Attorney General Asks for USDOT Investigation of Frontier

Airline’s flight change and cancellation policies have been deceptive and unfair, letter says

Frontier Airplane

Colorado Attorney General Phil Weiser announced Aug. 1 he has requested the Department of Transportation investigate Frontier Airlines for how it has handled flight changes, cancellations and refunds during the pandemic. In a letter to Transportation Secretary Elaine Chao, Weiser claims the company’s approach to flight changes and cancellations has been deceptive and unfair. He asks Chao to use federal enforcement authority to stop Frontier’s practices and seek civil penalties where the agency deems necessary. The Department of Transportation has authority to seek civil penalties for unfair and deceptive practices up to $2,500 per violation, according to the letter.


Weiser’s letter states that since March, his office has received more than 100 complaints against Frontier originating from Colorado and 29 other states. Weiser believes Frontier has violated federal consumer protections in aviation. 

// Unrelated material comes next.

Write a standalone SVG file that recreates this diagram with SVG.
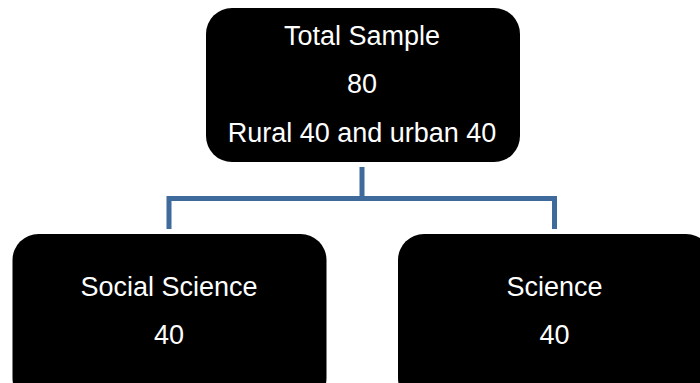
<svg xmlns="http://www.w3.org/2000/svg" width="700" height="383" viewBox="0 0 700 383">
<style>
.box{fill:#000;}
.t{fill:#fff;font-family:"Liberation Sans",Arial,sans-serif;font-size:27px;text-anchor:middle;}
.conn{fill:none;stroke:#3f6a9c;stroke-width:5;stroke-linejoin:miter;}
</style>
<rect width="700" height="383" fill="#fff"/>
<g id="connectors">
<path class="conn" d="M362 167 V198.5"/>
<path class="conn" d="M169 229 V198.5 H554.5 V229"/>
</g>
<g id="total">
<rect class="box" x="206" y="8" width="314" height="154" rx="26"/>
<text class="t" x="362" y="45">Total Sample</text>
<text class="t" x="362" y="93">80</text>
<text class="t" x="362" y="142">Rural 40 and urban 40</text>
</g>
<g id="social">
<rect class="box" x="12.5" y="234" width="314" height="170" rx="26"/>
<text class="t" x="169" y="296">Social Science</text>
<text class="t" x="169" y="344">40</text>
</g>
<g id="science">
<rect class="box" x="398" y="234" width="314" height="170" rx="26"/>
<text class="t" x="554.5" y="296">Science</text>
<text class="t" x="554.5" y="344">40</text>
</g>
</svg>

According to the letter, the Department of Transportation defines unfair or deceptive practices as those that will likely cause harm to consumers, that consumers can’t reasonably avoid and don’t have benefits to consumers or competition that outweigh the harm. 

“The law requires airlines like Frontier to treat consumers fairly and honestly. During the COVID-19 pandemic, we received more complaints about Frontier’s conduct — failing to honor its commitment to provide refunds — than any other company,” Weiser said in a news release. “By raising our concerns with USDOT and asking it to investigate and enforce the law, we are requesting a collaboration to protect consumers during this globally precarious time.”

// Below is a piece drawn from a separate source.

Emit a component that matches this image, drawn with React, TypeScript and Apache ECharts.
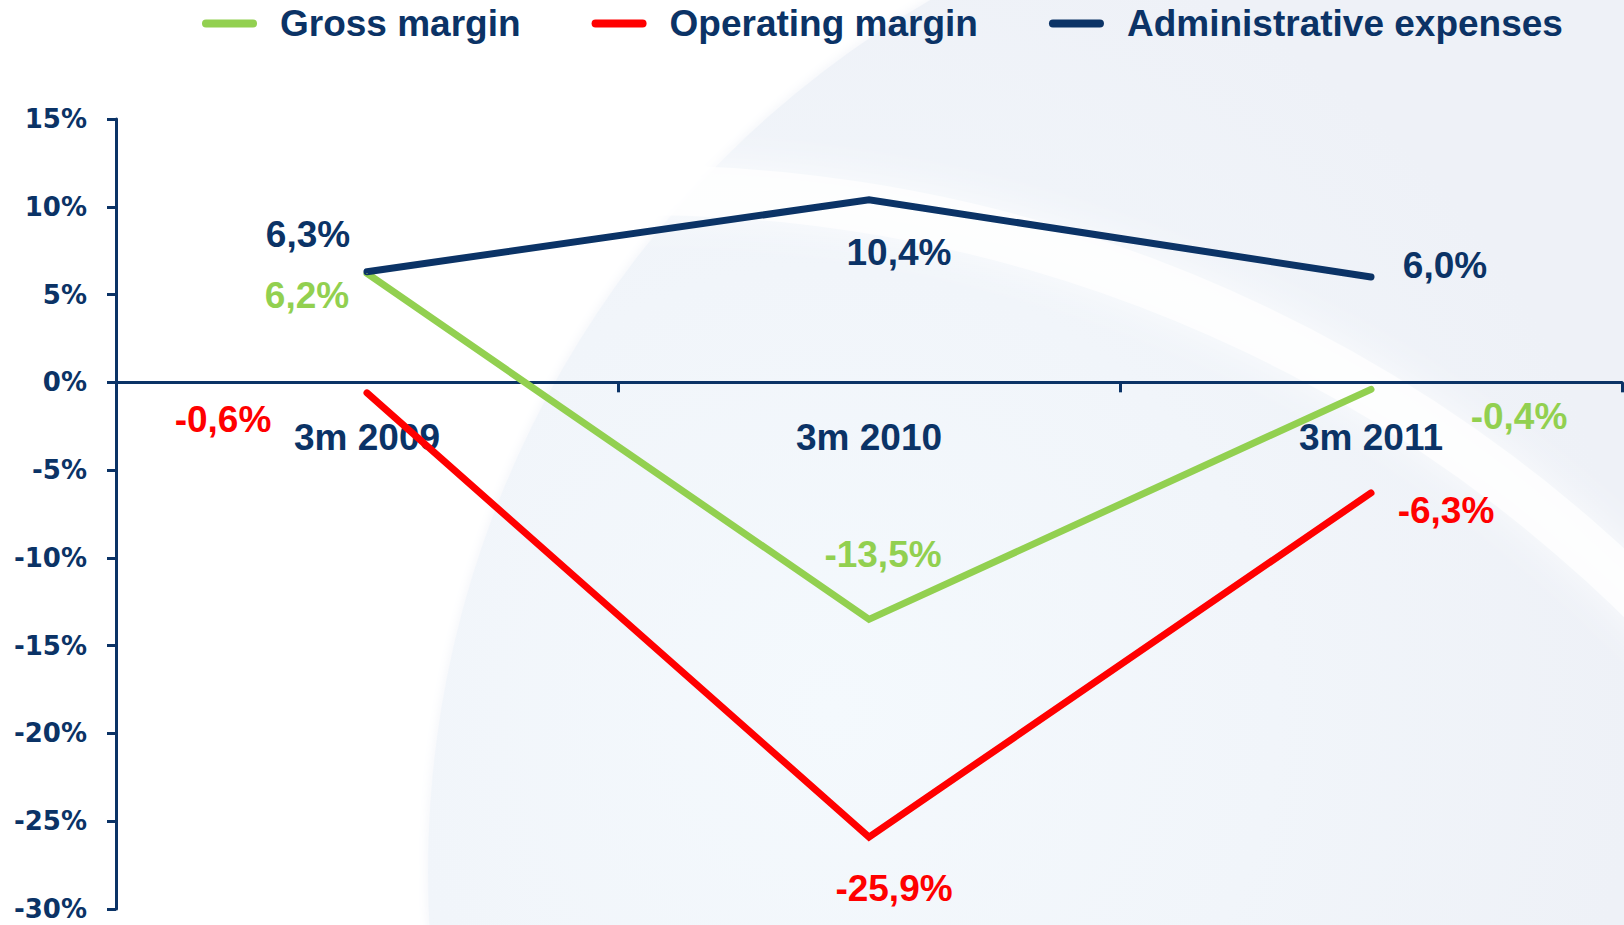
import React, { useEffect, useRef } from "react";
import * as echarts from "echarts";

const categories = ["3m 2009", "3m 2010", "3m 2011"];
const grossMargin = [6.2, -13.5, -0.4];
const operatingMargin = [-0.6, -25.9, -6.3];
const adminExpenses = [6.3, 10.4, 6.0];
const yMin = -30;
const yMax = 15;
const yStep = 5;

const NAVY = "#0b3366";
const GREEN = "#92d050";
const RED = "#ff0000";

// label offsets (pixels) relative to each point
const adminOffsets = [[-59, -37], [30, 53], [74, -12]];
const grossOffsets = [[-60, 22], [14, -65], [148, 27]];
const operatingOffsets = [[-144, 27], [25, 51], [75, 18]];

const labelFont = "'Liberation Sans', Arial, sans-serif";

const GRID_TOP = 119;
const GRID_BOTTOM = 16;
const CHART_H = 925;

function fmt(v: number) {
  return v.toFixed(1).replace(".", ",") + "%";
}

function buildSeries(name: string, values: number[], color: string, offsets: number[][]) {
  return {
    name,
    type: "line",
    data: values.map((v, i) => ({
      value: v,
      label: { offset: offsets[i] },
    })),
    symbol: "circle",
    symbolSize: 1,
    showSymbol: true,
    itemStyle: { color },
    lineStyle: { color, width: 7, cap: "round", join: "miter" },
    label: {
      show: true,
      position: "inside",
      align: "center",
      verticalAlign: "middle",
      color,
      fontFamily: labelFont,
      fontWeight: "bold",
      fontSize: 37,
      formatter: (p: any) => fmt(p.value),
    },
    z: 3,
  };
}

export default function App() {
  const ref = useRef<HTMLDivElement>(null);
  useEffect(() => {
    if (!ref.current) return;
    const chart = echarts.init(ref.current, null, { renderer: "svg" });
    const gridH = CHART_H - GRID_TOP - GRID_BOTTOM;
    const zeroOffset = -(gridH * (0 - yMin)) / (yMax - yMin);
    chart.setOption({
      animation: false,
      backgroundColor: "#ffffff",
      graphic: [
        {
          type: "circle",
          z: -10,
          silent: true,
          shape: { cx: 1436, cy: 872, r: 1008 },
          style: {
            fill: {
              type: "radial",
              x: 0.2,
              y: 0.42,
              r: 0.4,
              colorStops: [
                { offset: 0, color: "#f4f9fd" },
                { offset: 0.55, color: "#f1f5fa" },
                { offset: 1, color: "#eef1f7" },
              ],
            },
            shadowBlur: 12,
            shadowColor: "rgba(238,241,247,0.9)",
          },
        },
        {
          type: "arc",
          z: -9,
          silent: true,
          shape: { cx: 640, cy: 1620, r: 1430, startAngle: -1.7, endAngle: -0.55, clockwise: true },
          style: {
            stroke: "rgba(255,255,255,0.75)",
            lineWidth: 50,
            fill: null,
            shadowBlur: 40,
            shadowColor: "#ffffff",
          },
        },
      ],
      legend: {
        left: 197,
        top: 0,
        icon: "path://M4,0L51,0A4,4,0,0,1,51,8L4,8A4,4,0,0,1,4,0Z",
        itemWidth: 55,
        itemHeight: 8,
        itemGap: 71,
        textStyle: {
          color: NAVY,
          fontFamily: labelFont,
          fontWeight: "bold",
          fontSize: 37,
          padding: [0, 0, 0, 18],
        },
        data: ["Gross margin", "Operating margin", "Administrative expenses"],
      },
      grid: {
        left: 116,
        right: 2,
        top: GRID_TOP,
        bottom: GRID_BOTTOM,
        containLabel: false,
        outerBoundsMode: "none",
      },
      xAxis: {
        type: "category",
        data: categories,
        boundaryGap: true,
        offset: zeroOffset,
        axisLine: { onZero: false, lineStyle: { color: NAVY, width: 3 } },
        axisTick: { show: true, length: 10, lineStyle: { color: NAVY, width: 3 } },
        axisLabel: {
          margin: 37,
          color: NAVY,
          fontFamily: labelFont,
          fontWeight: "bold",
          fontSize: 37,
        },
        splitLine: { show: false },
      },
      yAxis: {
        type: "value",
        min: yMin,
        max: yMax,
        interval: yStep,
        axisLine: { show: true, lineStyle: { color: NAVY, width: 3 } },
        axisTick: { show: true, length: 9, lineStyle: { color: NAVY, width: 3 } },
        axisLabel: {
          margin: 29,
          color: NAVY,
          fontFamily: "'DejaVu Sans', Verdana, sans-serif",
          fontWeight: "bold",
          fontSize: 26,
          formatter: "{value}%",
        },
        splitLine: { show: false },
      },
      series: [
        buildSeries("Gross margin", grossMargin, GREEN, grossOffsets),
        buildSeries("Operating margin", operatingMargin, RED, operatingOffsets),
        buildSeries("Administrative expenses", adminExpenses, NAVY, adminOffsets),
      ],
    });
    return () => chart.dispose();
  }, []);
  return (
    <div
      ref={ref}
      style={{ position: "fixed", left: 0, top: 0, width: 1624, height: 925 }}
    />
  );
}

Among the most common complaints, according to the letter, Frontier has not promptly refunded customers when required by law or when the company has promised refunds. The company’s customer service has also not given customers a way to resolve problems within a reasonable time, Frontier did not disclose important details of its flight credit policy and consumers have been unable to redeem flight credits promptly. 

In particular, Weiser’s letter says, Frontier’s flight policy is to not compensate consumers for flight changes or delays from causes outside the company’s control. 

“This stance contravenes the USDOT position that the ‘longstanding obligation of carriers to provide refunds for flights that carriers cancel or significantly delay does not cease when the flight disruptions are outside of the carrier’s control,’” Weiser wrote, “And, therefore, ‘any contract of carriage provision or airline policy that purports to deny refunds to passengers when the carrier cancels a flight, makes a significant schedule change, or significantly delays a flight to be a violation of the carriers’ obligation that could subject the carrier to an enforcement action.’”

Frontier said in a statement to USA Today it has complied with department rules and regulations around cancellations, refunds and changes to flights. “Throughout the pandemic, Frontier Airlines has acted in good faith to care for our passengers compassionately and fairly,” it said in the statement.

During the pandemic, Frontier has issued flight credits to most customers cancelling their flights with a requirement to use the credits within 90 days. According to the letter, Weiser said consumers have reported Frontier has not clearly disclosed that its policy prevents them from using a flight credit for more than one booking, and so they forfeit remaining credit not used in a single booking. 

“These practices are particularly unfair when viewed in conjunction with Frontier’s refusal to extend the 90-day deadline for consumers to use their flight credits,” Weiser wrote. “Unlike other airlines, or other companies, Frontier has failed to treat consumers fairly or honestly — and took advantage of them during a public health emergency.”

Also according to Weiser’s letter, customers have reported instances of Frontier refusing to provide refunds after canceling or significantly changing flight schedules or denying refunds after promising to provide them in specific instances. The letter states some significant changes have included switching flights to different dates, from daytime to overnight and changing direct flights to those with layovers. 

According to the most recent air travel consumer report from the Department of Transportation, just American Airlines, Delta and United Airlines had more total complaints from consumers in May 2020. Frontier was also fourth in complaints received particularly related to refunds, according to the report.

Law Week has not found reports of state attorneys general outside Colorado who have made similar requests for investigation of Frontier.